Texas Sen. John Cornyn, one of three Republicans considered potential successors to Minority Leader Mitch McConnell, endorsed Trump on Tuesday night, as did Nebraska Sen. Deb Fischer, who is up for reelection in November.
“To beat Biden, Republicans need to unite around a single candidate, and it’s clear that President Trump is Republican voters’ choice,” Cornyn said. “Four more years of failed domestic policies like the Biden Border Crisis and record-high inflation, and failed foreign policies that have emboldened our adversaries and made the world a more dangerous place, must be stopped.”
Cornyn had previously suggested he was skeptical that Trump would win another general election.
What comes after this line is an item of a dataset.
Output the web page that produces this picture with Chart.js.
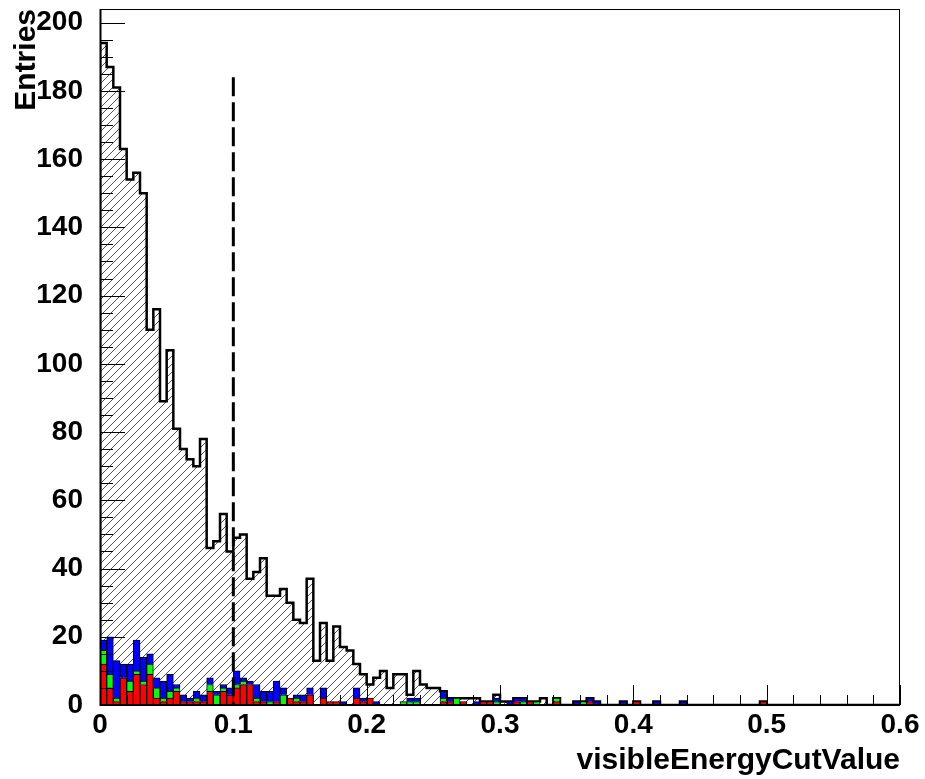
<!DOCTYPE html>
<html>
<head>
<meta charset="utf-8">
<script src="https://cdn.jsdelivr.net/npm/chart.js@4/dist/chart.umd.min.js"></script>
<style>
  html, body { margin: 0; padding: 0; background: #fff; }
</style>
</head>
<body>
<canvas id="histo" width="925" height="779"></canvas>
<script>
// binning : 120 bins de 0 a 0.6
var binMin   = 0;
var binWidth = 0.005;

// histogramme hachure (fond)
var fond = [
  194, 187, 181, 163, 154, 156, 150, 110, 116, 89,
  104, 81, 75, 72, 70, 78, 46, 48, 56, 45,
  49, 50, 37, 39, 43, 32, 32, 34, 30, 25,
  24, 37, 13, 24, 13, 23, 17, 16, 12, 9,
  6, 8, 10, 5, 9, 9, 3, 10, 6, 5,
  5, 4, 2, 2, 2, 2, 2, 1, 1, 3,
  1, 1, 2, 2, 1, 1, 2, 0, 2, 0,
  0, 1, 1, 2, 1, 0, 0, 0, 1, 0,
  1, 0, 0, 1, 0, 0, 0, 1, 0, 0,
  0, 0, 0, 0, 0, 0, 0, 0, 0, 1,
  0, 0, 0, 0, 0, 0, 0, 0, 0, 0,
  0, 0, 0, 0, 0, 0, 0, 0, 0, 0
];

// empilement : rouge en bas, vert, bleu en haut
var rouge = [
  12, 5, 1, 8, 4, 9, 6, 9, 2, 1,
  2, 4, 1, 1, 1, 1, 4, 0, 4, 3,
  5, 6, 6, 1, 1, 0, 1, 0, 2, 1,
  1, 3, 0, 2, 1, 1, 0, 0, 2, 1,
  2, 0, 0, 0, 0, 0, 0, 0, 0, 0,
  0, 1, 1, 0, 1, 0, 0, 1, 1, 0,
  0, 0, 1, 0, 1, 0, 0, 0, 1, 0,
  0, 0, 0, 1, 0, 0, 0, 0, 0, 0,
  1, 0, 0, 0, 0, 0, 0, 0, 0, 0,
  0, 0, 0, 0, 0, 0, 0, 0, 0, 1,
  0, 0, 0, 0, 0, 0, 0, 0, 0, 0,
  0, 0, 0, 0, 0, 0, 0, 0, 0, 0
];

var vert = [
  4, 4, 1, 0, 3, 1, 1, 3, 3, 1,
  2, 1, 0, 0, 1, 0, 2, 3, 1, 0,
  1, 1, 0, 1, 0, 1, 0, 3, 0, 1,
  0, 0, 0, 0, 0, 0, 0, 0, 0, 0,
  0, 0, 0, 0, 0, 1, 1, 1, 0, 0,
  0, 1, 0, 2, 0, 0, 0, 0, 0, 1,
  0, 0, 0, 1, 0, 1, 0, 0, 1, 0,
  0, 0, 1, 0, 0, 0, 0, 0, 0, 0,
  0, 0, 0, 0, 0, 0, 0, 0, 0, 0,
  0, 0, 0, 0, 0, 0, 0, 0, 0, 0,
  0, 0, 0, 0, 0, 0, 0, 0, 0, 0,
  0, 0, 0, 0, 0, 0, 0, 0, 0, 0
];

var bleu = [
  3, 11, 11, 4, 5, 9, 7, 3, 3, 5,
  5, 1, 2, 1, 2, 2, 2, 1, 1, 2,
  4, 1, 1, 4, 3, 3, 6, 2, 0, 1,
  2, 2, 0, 3, 0, 0, 1, 0, 3, 1,
  0, 1, 0, 0, 0, 0, 1, 1, 0, 0,
  0, 2, 1, 0, 0, 0, 1, 0, 0, 1,
  0, 1, 1, 1, 0, 0, 0, 0, 0, 0,
  0, 1, 0, 1, 1, 0, 0, 0, 1, 0,
  0, 0, 0, 1, 0, 0, 0, 1, 0, 0,
  0, 0, 0, 0, 0, 0, 0, 0, 0, 0,
  0, 0, 0, 0, 0, 0, 0, 0, 0, 0,
  0, 0, 0, 0, 0, 0, 0, 0, 0, 0
];

// ligne de coupure
var coupure        = 0.1;
var hauteurCoupure = 184;

var xMax = 0.6;
var yMax = 204;

function motifHachure(ctx) {
  var t = 8;
  var c = document.createElement("canvas");
  c.width = t;
  c.height = t;
  var g = c.getContext("2d");
  g.strokeStyle = "#555";
  g.lineWidth = 1;
  for (var k = -1; k <= 1; k++) {
    g.beginPath();
    g.moveTo(k * t - 1, t + 1);
    g.lineTo(k * t + t + 1, -1);
    g.stroke();
  }
  return ctx.createPattern(c, "repeat");
}

function pointsBarres(valeurs) {
  return valeurs.map(function(v, i) {
    return { x: binMin + (i + 0.5) * binWidth, y: v > 0 ? v : null };
  });
}

// contour en escalier : chaque point porte la valeur du bin qui se termine a x
function pointsContour(valeurs) {
  var pts = [{ x: binMin, y: 0 }];
  valeurs.forEach(function(v, i) {
    pts.push({ x: binMin + (i + 1) * binWidth, y: v });
  });
  return pts;
}

// pas de marge automatique autour des axes
function sansMarge(s) {
  s.paddingTop = 0;
  s.paddingBottom = 0;
  s.paddingLeft = 0;
  s.paddingRight = 0;
}

// cadre et graduations facon ROOT (vers l'interieur)
var cadre = {
  id: "cadre",
  afterDatasetsDraw: function(chart) {
    var ctx = chart.ctx;
    var a = chart.chartArea;
    var sx = chart.scales.x;
    var sy = chart.scales.y;
    ctx.save();
    ctx.strokeStyle = "#000";
    ctx.lineWidth = 1;
    ctx.strokeRect(a.left + 0.5, a.top + 0.5, a.right - a.left - 1, a.bottom - a.top);

    for (var v = 0; v <= 200; v += 5) {
      var py = Math.round(sy.getPixelForValue(v)) + 0.5;
      var ly = v % 20 === 0 ? 25 : 13;
      ctx.beginPath();
      ctx.moveTo(a.left, py);
      ctx.lineTo(a.left + ly, py);
      ctx.stroke();
    }
    for (var i = 0; i <= 30; i++) {
      var px = Math.round(sx.getPixelForValue(i * 0.02)) + 0.5;
      var lx = i % 5 === 0 ? 20 : 10;
      ctx.beginPath();
      ctx.moveTo(px, a.bottom);
      ctx.lineTo(px, a.bottom - lx);
      ctx.stroke();
    }

    ctx.lineWidth = 2;
    ctx.beginPath();
    ctx.moveTo(a.left + 0.5, a.top);
    ctx.lineTo(a.left + 0.5, a.bottom);
    ctx.lineTo(a.right, a.bottom);
    ctx.stroke();
    ctx.restore();
  }
};

var canvas = document.getElementById("histo");
var ctx = canvas.getContext("2d");

Chart.defaults.font.family = "'Liberation Sans', Arial, sans-serif";
Chart.defaults.color = "#000";

new Chart(ctx, {
  type: "bar",
  data: {
    datasets: [
      {
        label: "rouge",
        data: pointsBarres(rouge),
        backgroundColor: "#ff0000",
        borderColor: "#000",
        borderWidth: 1,
        stack: "signal",
        order: 1
      },
      {
        label: "vert",
        data: pointsBarres(vert),
        backgroundColor: "#00ff00",
        borderColor: "#000",
        borderWidth: 1,
        stack: "signal",
        order: 1
      },
      {
        label: "bleu",
        data: pointsBarres(bleu),
        backgroundColor: "#0000ff",
        borderColor: "#000",
        borderWidth: 1,
        stack: "signal",
        order: 1
      },
      {
        type: "line",
        label: "fond",
        data: pointsContour(fond),
        stepped: "after",
        borderColor: "#000",
        borderWidth: 2.5,
        backgroundColor: motifHachure(ctx),
        fill: "origin",
        pointRadius: 0,
        stack: "fond",
        order: 2
      },
      {
        type: "line",
        label: "coupure",
        data: [{ x: coupure, y: hauteurCoupure }, { x: coupure, y: 0 }],
        borderColor: "#000",
        borderWidth: 3,
        borderDash: [19, 6],
        pointRadius: 0,
        fill: false,
        stack: "coupure",
        order: 0
      }
    ]
  },
  options: {
    responsive: false,
    animation: false,
    events: [],
    layout: { padding: { left: 0, top: 9, right: 25, bottom: 0 } },
    datasets: {
      bar: { barPercentage: 1, categoryPercentage: 1, grouped: false }
    },
    plugins: {
      legend: { display: false },
      tooltip: { enabled: false }
    },
    scales: {
      x: {
        type: "linear",
        min: 0,
        max: xMax,
        offset: false,
        grid: { display: false, drawTicks: false, offset: false },
        border: { display: false },
        ticks: {
          stepSize: 0.1,
          autoSkip: false,
          maxRotation: 0,
          padding: 3,
          font: { size: 28, weight: "bold" }
        },
        title: {
          display: true,
          text: "visibleEnergyCutValue",
          align: "end",
          font: { size: 30, weight: "bold" },
          padding: { top: 0, bottom: 0 }
        },
        afterFit: function(s) { s.height = 74; sansMarge(s); }
      },
      y: {
        stacked: true,
        min: 0,
        max: yMax,
        grid: { display: false, drawTicks: false },
        border: { display: false },
        ticks: {
          stepSize: 20,
          includeBounds: false,
          padding: 17,
          font: { size: 28, weight: "bold" }
        },
        title: {
          display: true,
          text: "Entries",
          align: "end",
          font: { size: 30, weight: "bold" },
          padding: { top: 9, bottom: 0 }
        },
        afterFit: function(s) { s.width = 100; sansMarge(s); }
      }
    }
  },
  plugins: [cadre]
});
</script>
</body>
</html>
House Speaker Mike Johnson said in a statement that it’s “time for the Republican Party to unite around President Trump so we can focus on ending the disastrous Biden presidency and growing our majority in Congress.” His statement followed one issued over the weekend from National Republican Congressional Committee Chair Richard Hudson, R-N.C., calling Trump the “presumptive nominee.”
David Bergstein, the communications director for the Democratic Senatorial Campaign Committee, said in a statement that Republican candidates will “spend the next months answering for every word that comes out of Trump’s mouth.”
“Trump is all but certain to lead the GOP ticket, and that’s the worst possible outcome for Republican Senate candidates,” he said. “He energizes Democrats, alienates independent voters, and will make the infighting in GOP primaries even worse.”
Voters write Biden in
Biden, despite not actually being on the ballot, won 55 percent of the vote in New Hampshire’s Democratic primary, according to unofficial tallies Wednesday afternoon.
“While we work toward November 2024, one thing is increasingly clear today: Donald Trump is headed straight into a general election matchup where he’ll face the only person to have ever beaten him at the ballot box: Joe Biden,” Julie Chaez Rodriguez, Biden’s campaign manager, said in a statement.
Minnesota Rep. Dean Phillips, who in October looked at Biden’s cratering popularity and said Democrats needed an alternative, took less than 20 percent. He said Wednesday on Fox News that after campaigning in New Hampshire for just 10 weeks, that result was a success.
“As I said for many weeks before this, I respect Joe Biden. But even those numbers last night [were] not those of a strong incumbent,” Phillips said. “I’m trying to wake up my party to what is an independent disaster.”
Still, it’s not clear where Phillips’ campaign goes beyond the Granite State. Biden will be on the ballot early next month in South Carolina, the state that propelled him to the nomination four years ago.
South Carolina Rep. James E. Clyburn, whose 2020 endorsement was critical for Biden, has said he has concerns about Democrats’ ability to break through and communicate the Biden administration’s achievements to voters.
“I have no problem with the Biden administration and what it has done. My problem is we have not been able to break through that MAGA wall in order to get to people exactly what this president has done,” Clyburn said on CNN earlier this month.